Primeiras reflexões sobre as eleições de 2016

Algumas impressões e reflexões sobre o dia de ontem. Chamou-me a atenção o alto número de votos brancos/nulos e abstenções. Tudo leva a crer que de fato estamos nos aprofundando em um processo que traz duas faces: de um lado a criminalização da política, de outro a busca, ainda tateante, de uma nova política.

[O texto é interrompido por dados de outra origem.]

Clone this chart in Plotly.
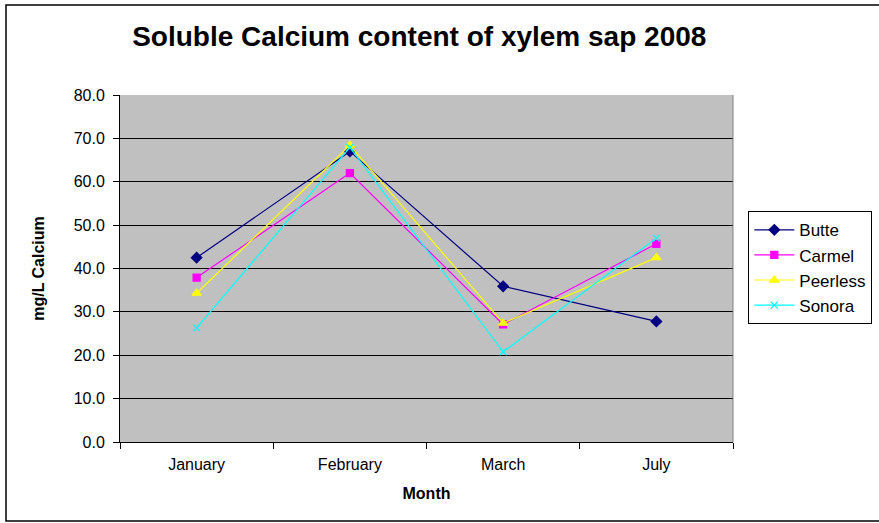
import plotly.graph_objects as go

months = ["January", "February", "March", "July"]
butte = [42.5, 67.0, 35.9, 27.8]
carmel = [37.9, 62.0, 27.1, 45.7]
peerless = [34.3, 68.4, 27.4, 42.5]
sonora = [26.3, 67.9, 20.8, 47.0]

series = [
    ("Butte", butte, "#000080", "diamond", 8),
    ("Carmel", carmel, "#FF00FF", "square", 7),
    ("Peerless", peerless, "#FFFF00", "triangle-up", 8),
    ("Sonora", sonora, "#00FFFF", "x-thin-open", 7),
]

fig = go.Figure()
for name, vals, color, sym, size in series:
    fig.add_trace(go.Scatter(
        x=months, y=vals, name=name, mode="lines+markers",
        legendgroup=name,
        line=dict(color=color, width=1.2),
        marker=dict(symbol=sym, size=size, color=color,
                    line=dict(color=color, width=1.3)),
    ))

font_family = "Liberation Sans, Arial, sans-serif"

fig.update_layout(
    width=879, height=523,
    margin=dict(l=120, r=146, t=95, b=81, autoexpand=False),
    paper_bgcolor="white",
    plot_bgcolor="#C0C0C0",
    font=dict(family=font_family, size=16, color="black"),
    title=dict(text="<b>Soluble Calcium content of xylem sap 2008</b>",
               font=dict(size=28, family=font_family),
               x=0.477, xanchor="center", y=0.93, yanchor="middle"),
    xaxis=dict(
        type="category", range=[-0.5, 3.5],
        tickson="boundaries", ticks="outside", ticklen=6, tickcolor="black",
        showline=True, linecolor="black", linewidth=1,
        showgrid=False, mirror=False,
        ticklabelstandoff=8,
        title=dict(text="<b>Month</b>", font=dict(size=16), standoff=15),
        tickfont=dict(size=16),
    ),
    yaxis=dict(
        range=[0, 80], dtick=10, tickformat=".1f",
        ticks="outside", ticklen=6, tickcolor="black",
        showline=True, linecolor="black", linewidth=1,
        showgrid=True, gridcolor="black", gridwidth=1,
        zeroline=False,
        ticklabelstandoff=5,
        title=dict(text="<b>mg/L Calcium</b>", font=dict(size=16), standoff=25),
        tickfont=dict(size=16),
    ),
    legend=dict(
        x=1.025, xanchor="left", y=0.665, yanchor="top",
        bordercolor="black", borderwidth=1, bgcolor="white",
        font=dict(size=17), itemwidth=40, tracegroupgap=0,
    ),
    shapes=[
        # outer chart frame
        dict(type="rect", xref="paper", yref="paper",
             x0=(6 - 120) / 613, x1=(900 - 120) / 613,
             y0=(442 - 521) / 347, y1=(442 - 5) / 347,
             line=dict(color="black", width=1.5), layer="below"),
        # plot area border on the right
        dict(type="line", xref="paper", yref="paper",
             x0=1, x1=1, y0=0, y1=1,
             line=dict(color="#808080", width=1)),
    ],
)

fig.write_html("out.html")
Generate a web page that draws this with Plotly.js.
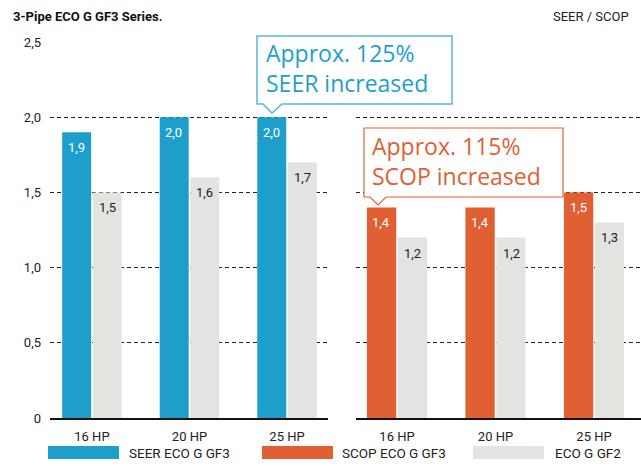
<!DOCTYPE html>
<html><head><meta charset="utf-8">
<script src="https://cdn.plot.ly/plotly-3.0.1.min.js"></script>
<style>html,body{margin:0;padding:0;background:#fff}</style>
</head><body><div id="chart" style="width:641px;height:466px"></div>
<script>
// ---- data ----
const categories = ['16 HP', '20 HP', '25 HP'];
const seerGF3 = [1.9, 2.0, 2.0];
const seerGF2 = [1.5, 1.6, 1.7];
const scopGF3 = [1.4, 1.4, 1.5];
const scopGF2 = [1.2, 1.2, 1.3];
const yTickVals = [0, 0.5, 1, 1.5, 2, 2.5];
const yTickText = ['0', '0,5', '1,0', '1,5', '2,0', '2,5'];
const seriesNames = ['SEER ECO G GF3', 'SCOP ECO G GF3', 'ECO G GF2'];
const seriesColors = ['#1e9fcb', '#e06034', '#e3e4e2'];
const chartTitle = '3-Pipe ECO G GF3 Series.';
const unitLabel = 'SEER / SCOP';
const calloutTexts = ['Approx. 125%<br>SEER increased', 'Approx. 115%<br>SCOP increased'];

// ---- layout helpers ----
const W = 641, H = 466, MT = 42, MB = 48;
const PH = H - MT - MB;
const px = x => x / W;
const py = y => (H - MB - y) / PH;
const FONT = 'Roboto, "DejaVu Sans", sans-serif';
const CFONT = '"Open Sans", Roboto, sans-serif';

function barTrace(x, y, color, xa, ya, name) {
  return {
    type: 'bar', x: x, y: y, xaxis: xa, yaxis: ya, name: name,
    marker: {color: color, line: {width: 0}},
    hoverinfo: 'skip', showlegend: false
  };
}

const data = [
  barTrace(categories, seerGF3, seriesColors[0], 'x', 'y', seriesNames[0]),
  barTrace(categories, seerGF2, seriesColors[2], 'x', 'y', seriesNames[2]),
  barTrace(categories, scopGF3, seriesColors[1], 'x2', 'y2', seriesNames[1]),
  barTrace(categories, scopGF2, seriesColors[2], 'x2', 'y2', seriesNames[2])
];

const annotations = [];
// value labels inside bar tops
const fmt = v => v.toFixed(1).replace('.', ',');
function addLabels(vals, xa, ya, shift, color) {
  vals.forEach((v, i) => annotations.push({
    xref: xa, yref: ya, x: categories[i], y: v, xshift: shift, yshift: -6,
    xanchor: 'center', yanchor: 'top', text: fmt(v), showarrow: false,
    font: {family: FONT, size: 13, color: color}
  }));
}
addLabels(seerGF3, 'x', 'y', -15.5, '#ffffff');
addLabels(seerGF2, 'x', 'y', 15.5, '#222222');
addLabels(scopGF3, 'x2', 'y2', -15.5, '#ffffff');
addLabels(scopGF2, 'x2', 'y2', 15.5, '#222222');

const yaxisCommon = {
  range: [0, 2.5], tickvals: yTickVals, showgrid: true,
  gridcolor: '#222222', gridwidth: 1, griddash: '4px,3px',
  zeroline: false, showline: false, fixedrange: true
};
const xaxisCommon = {
  type: 'category', showline: true, linecolor: '#111111', linewidth: 1.5,
  showgrid: false, zeroline: false, ticks: '', ticklabelstandoff: 6,
  tickfont: {family: FONT, size: 13, color: '#222222'}
};

// Custom legend (wide swatches)
const legendX = [48, 262, 473];
const legendTextX = [127, 340, 553];
const shapes = [];
seriesNames.forEach((n, i) => {
  shapes.push({type: 'rect', xref: 'paper', yref: 'paper',
    x0: px(legendX[i]), x1: px(legendX[i] + 71), y0: py(459), y1: py(446),
    fillcolor: seriesColors[i], line: {width: 0}});
  annotations.push({xref: 'paper', yref: 'paper', x: px(legendTextX[i]), y: py(453),
    xanchor: 'left', yanchor: 'middle', text: n, showarrow: false,
    font: {family: FONT, size: 13.5, color: '#222222'}});
});

// Callouts
function calloutPath(l, t, r, b, p0, tipX, p1, tipY) {
  return `M ${px(l)},${py(t)} L ${px(r)},${py(t)} L ${px(r)},${py(b)} L ${px(p1)},${py(b)} ` +
         `L ${px(tipX)},${py(tipY)} L ${px(p0)},${py(b)} L ${px(l)},${py(b)} Z`;
}
shapes.push({type: 'path', xref: 'paper', yref: 'paper', layer: 'above',
  path: calloutPath(257, 36, 452, 104, 263, 272, 282, 113),
  fillcolor: '#ffffff', line: {color: '#56b8dc', width: 1.5}});
shapes.push({type: 'path', xref: 'paper', yref: 'paper', layer: 'above',
  path: calloutPath(364, 128, 563, 197, 370, 378, 386, 205),
  fillcolor: '#ffffff', line: {color: '#e06034', width: 1.2}});
annotations.push({xref: 'paper', yref: 'paper', x: px(264), y: py(68),
  xanchor: 'left', yanchor: 'middle', align: 'left', text: calloutTexts[0], showarrow: false,
  font: {family: CFONT, size: 23, color: '#1e9fcb'}});
annotations.push({xref: 'paper', yref: 'paper', x: px(370), y: py(161),
  xanchor: 'left', yanchor: 'middle', align: 'left', text: calloutTexts[1], showarrow: false,
  font: {family: CFONT, size: 23, color: '#e06034'}});

// Titles
annotations.push({xref: 'paper', yref: 'paper', x: px(11), y: py(16),
  xanchor: 'left', yanchor: 'middle', text: '<b>' + chartTitle + '</b>', showarrow: false,
  font: {family: FONT, size: 13, color: '#111111'}});
annotations.push({xref: 'paper', yref: 'paper', x: px(631), y: py(16),
  xanchor: 'right', yanchor: 'middle', text: unitLabel, showarrow: false,
  font: {family: FONT, size: 13, color: '#222222'}});

const layout = {
  width: W, height: H,
  margin: {l: 0, r: 0, t: MT, b: MB, pad: 0},
  paper_bgcolor: '#ffffff', plot_bgcolor: 'rgba(0,0,0,0)',
  separators: ',.',
  barmode: 'group', bargap: 0.374, bargroupgap: 0.05,
  showlegend: false,
  font: {family: FONT, color: '#222222'},
  xaxis: Object.assign({}, xaxisCommon, {domain: [px(50), px(328)], range: [-0.43, 2.42], anchor: 'y'}),
  xaxis2: Object.assign({}, xaxisCommon, {domain: [px(356), 1], range: [-0.416, 2.477], anchor: 'y2'}),
  yaxis: Object.assign({}, yaxisCommon, {anchor: 'x', ticktext: yTickText, showticklabels: true,
    ticks: '', ticklabelstandoff: 8, tickfont: {family: FONT, size: 13, color: '#222222'}}),
  yaxis2: Object.assign({}, yaxisCommon, {anchor: 'x2', showticklabels: false, matches: 'y'}),
  shapes: shapes,
  annotations: annotations
};

Plotly.newPlot('chart', data, layout, {displayModeBar: false, staticPlot: true});
</script>
</body></html>
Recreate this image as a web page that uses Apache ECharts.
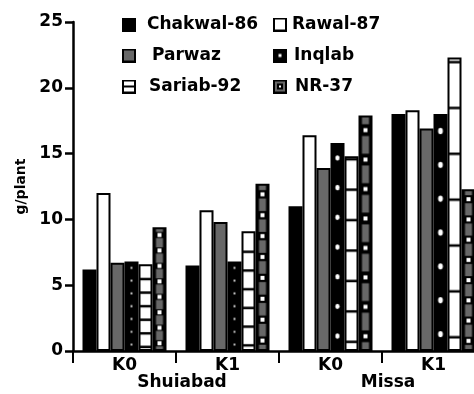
<!DOCTYPE html>
<html><head><meta charset="utf-8">
<script src="https://cdn.jsdelivr.net/npm/echarts@6/dist/echarts.min.js"></script>
<style>html,body{margin:0;padding:0;background:#fff}#c{width:474px;height:394px}</style>
</head><body><div id="c"></div>
<script>
// ---- data ----
const categories = ['K0', 'K1', 'K0', 'K1'];
const groups = ['Shuiabad', 'Missa'];
const seriesNames = ['Chakwal-86', 'Rawal-87', 'Parwaz', 'Inqlab', 'Sariab-92', 'NR-37'];
const chakwal86 = [6.2, 6.5, 11.0, 18.0];
const rawal87 = [12.0, 10.7, 16.4, 18.3];
const parwaz = [6.7, 9.8, 13.9, 16.9];
const inqlab = [6.8, 6.8, 15.8, 18.0];
const sariab92 = [6.6, 9.1, 14.8, 22.3];
const nr37 = [9.4, 12.7, 17.9, 12.3];
const yMin = 0, yMax = 25, yStep = 5;

const seriesValues = [chakwal86, rawal87, parwaz, inqlab, sariab92, nr37];
const FONT = 'DejaVu Sans';
const GRAY = '#686868';
const baseColors = ['#000', '#fff', GRAY, '#000', '#fff', GRAY];

// ---- pattern painters (style only) ----
function drawInqlab(ctx, w, h) {
  ctx.fillStyle = '#000'; ctx.fillRect(0, 0, w, h);
  const n = 7, s = h / n, r = Math.max(0.8, s * 0.07);
  ctx.fillStyle = '#fff';
  for (let i = 0; i < n; i++) {
    ctx.beginPath(); ctx.ellipse(w / 2, (i + 0.5) * s, r, r * 1.3, 0, 0, Math.PI * 2); ctx.fill();
  }
}
function drawSariab(ctx, w, h) {
  ctx.fillStyle = '#fff'; ctx.fillRect(0, 0, w, h);
  const s = h / 6.4;
  ctx.fillStyle = '#000';
  for (let k = 0; ; k++) {
    const yb = h - (0.3 + k) * s;
    if (yb < 2.5) break;
    ctx.fillRect(0, yb - 1.25, w, 2.5);
  }
}
function drawNR(ctx, w, h) {
  ctx.fillStyle = '#000'; ctx.fillRect(0, 0, w, h);
  const n = 8, s = h / n, half = Math.max(3, s * 0.2), inset = 3.5;
  ctx.fillStyle = GRAY;
  for (let i = -1; i < n; i++) {
    const a = Math.max(1, (i + 0.5) * s + half), b = Math.min(h - 1, (i + 1.5) * s - half);
    if (b > a) ctx.fillRect(inset, a, w - 2 * inset, b - a);
  }
  ctx.fillStyle = '#fff';
  for (let i = 0; i < n; i++) ctx.fillRect(w / 2 - 2, (i + 0.5) * s - 2, 4, 4);
}
const painters = [null, null, null, drawInqlab, drawSariab, drawNR];

// ---- legend icons ----
function legendIcon(idx) {
  const c = document.createElement('canvas'); c.width = 14; c.height = 14;
  const g = c.getContext('2d');
  g.fillStyle = '#000'; g.fillRect(0, 0, 14, 14);
  g.fillStyle = baseColors[idx]; g.fillRect(2, 2, 10, 10);
  if (idx === 3) { g.fillStyle = '#fff'; g.fillRect(5.5, 5.5, 3, 3); }
  if (idx === 4) { g.fillStyle = '#000'; g.fillRect(2, 6, 10, 2); }
  if (idx === 5) { g.fillStyle = '#000'; g.fillRect(4, 4, 6, 6); g.fillStyle = '#fff'; g.fillRect(6, 6, 2, 2); }
  return 'image://' + c.toDataURL();
}
const textPad = [6, 0, 11, 2, 8, 3];
function legendItem(idx) {
  return { name: seriesNames[idx], icon: legendIcon(idx), textStyle: { padding: [0, 0, 0, textPad[idx]] } };
}
const legendCommon = {
  orient: 'vertical', itemWidth: 14, itemHeight: 14, itemGap: 14, padding: 0,
  selectedMode: false,
  textStyle: { fontFamily: FONT, fontWeight: 'bold', fontSize: 17, color: '#000', lineHeight: 14 }
};

const option = {
  animation: false,
  backgroundColor: '#fff',
  grid: { left: 73, top: 22, width: 412, height: 329, containLabel: false, outerBoundsMode: 'none' },
  legend: [
    Object.assign({ left: 122, top: 16, data: [0, 2, 4].map(legendItem) }, legendCommon),
    Object.assign({ left: 273, top: 16, data: [1, 3, 5].map(legendItem) }, legendCommon)
  ],
  xAxis: [{
    type: 'category', data: categories, position: 'bottom',
    axisLine: { show: true, lineStyle: { color: '#000', width: 2.5 } },
    axisTick: { show: true, length: 12, lineStyle: { color: '#000', width: 2 } },
    axisLabel: { margin: 6, fontFamily: FONT, fontWeight: 'bold', fontSize: 17, color: '#000' },
    splitLine: { show: false }
  }, {
    type: 'category', data: groups, position: 'bottom', gridIndex: 0,
    axisLine: { show: false }, axisTick: { show: false },
    axisLabel: { margin: 23, padding: [0, 0, 0, 12], fontFamily: FONT, fontWeight: 'bold', fontSize: 17, color: '#000' },
    splitLine: { show: false }
  }],
  yAxis: {
    type: 'value', min: yMin, max: yMax, interval: yStep,
    name: 'g/plant', nameLocation: 'middle', nameRotate: 90, nameGap: 40,
    nameTextStyle: { fontFamily: FONT, fontWeight: 'bold', fontSize: 14, color: '#000' },
    axisLine: { show: true, lineStyle: { color: '#000', width: 2.5 } },
    axisTick: { show: true, inside: false, length: 8, lineStyle: { color: '#000', width: 2.5 } },
    axisLabel: { margin: 10, fontFamily: FONT, fontWeight: 'bold', fontSize: 17, color: '#000' },
    splitLine: { show: false }
  },
  series: seriesNames.map((name, i) => ({
    name: name, type: 'bar', xAxisIndex: 0, data: seriesValues[i].slice(),
    barWidth: 14, barGap: '0%',
    itemStyle: { color: baseColors[i], borderColor: '#000', borderWidth: 2 },
    emphasis: { disabled: true }
  }))
};

const chart = echarts.init(document.getElementById('c'), null, { renderer: 'canvas' });
chart.setOption(option);

// second pass: fill patterned bars according to their library-computed layout
try {
  const model = chart.getModel();
  const upd = seriesValues.map((vals, si) => {
    const data = model.getSeriesByIndex(si).getData();
    return {
      data: vals.map((v, j) => {
        const L = data.getItemLayout(j);
        if (!painters[si] || !L) return v;
        const x = Math.min(L.x, L.x + L.width), y = Math.min(L.y, L.y + L.height);
        const w = Math.abs(L.width), h = Math.abs(L.height);
        const cv = document.createElement('canvas');
        cv.width = Math.max(1, Math.ceil(w)); cv.height = Math.max(1, Math.ceil(h));
        painters[si](cv.getContext('2d'), w, h);
        return { value: v, itemStyle: { color: { image: cv, repeat: 'no-repeat', x: x, y: y } } };
      })
    };
  });
  chart.setOption({ series: upd });
} catch (e) { console.error(e); }
</script>
</body></html>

Parte da juventude que foi às ruas em 2013, especialmente os grupos que iniciaram as Jornadas em Porto Alegre, São Paulo e depois outras capitais, representa a insatisfação com a democracia representativa e a velha política dos partidos, devem somar-se a esses jovens os secundaristas que ativamente se mobilizaram ao longo de 2015 e 2016. Nota-se nesta turma toda uma grande paixão política, uma vontade de construir uma ação política com P maiúsculo, mas que ainda não encontrou sua forma mais estável. Foi ao ver tais jovens em ação que fiquei feliz nos primeiros lances de 2013.
Por outro lado, no rastro aberto pelo início das Jornadas vieram as consequências de uma velha política que se disfarça no Brasil, mas que não tem nada de nova (a Revolução de 30 foi uma insurgência contra a “democracia” da República Velha, o discurso da política corrupta e generalizada favoreceu os militares, vistos como não políticos, e foi a ruína de Getúlio, Jango, JK e agora Lula): a construção da imagem de que a democracia é um engodo, de que políticos são dinossauros corruptos, que política, direito e moral devem todos ser a mesma coisa, e que a melhor leitura disto é o modelo de indivíduo atomizado e isolado, assim cada qual que se responsabilize pela própria desgraça. Tal imagem social é aprofundada entre nós pela forte investida religiosa fundamentalista no campo público.
Vejam que além do alto número de votos nulos/brancos/abstenções verificou-se uma grande dificuldade de as situações se manterem (o que atingiu o PT mas também o próprio PMDB). João Dória em Sampa foi eleito sob a aparência de não ser um político, o mesmo aconteceu com Sartori no RS (“meu partido é o Rio Grande”).
Vejo que se prepara cada vez mais no Brasil o terreno para uma Berlusconização do país. Alguém que não seja da política tradicional, que represente para a grande parcela da população, teleguiada pela mídia hegemônica, um salvador da pátria. Ontem foram os militares, hoje podem ser os juízes. Não me admiraria se alguém como Moro ou Joaquim Barbosa for eleito Presidente do Brasil em 2018.
Para as esquerdas, o desafio é duplo. De um lado, deve resistir ao processo de criminalização da política e dos retrocessos sociais que podem vir daí, dos quais o pior, sem sombra de dúvida, é a descrença das pessoas em qualquer trabalho coletivo, comunitário e solidário, restando apenas a razão cínica, calculatória, egoísta e predatória, favorecida pela lógica do salve-se quem puder. De outro lado, a esquerda deve se reinventar, para além da dinâmica partidária, deve novamente ressurgir das bases, dar lugar para as novas gerações e suas novas gramáticas, saber dialogar com essas novas forças emancipatórias, não estabilizadas ou institucionalizadas. A nova unidade de esquerda deve vir desse processo das bases. Dificilmente virá de conciliações quase impossíveis entre os braços partidarizados da esquerda brasileira, mas deve passar também por aí. Este é o verdadeiro trabalho de reconstrução das esquerdas, que no Brasil devem sim trabalhar com o imponderável de 2018, mas sem deixar que este front paralise todo o resto, pois, sinceramente, penso que o “resto” é o que mais importa agora para a retomada de um projeto inclusivo, plural e democrático para o Brasil.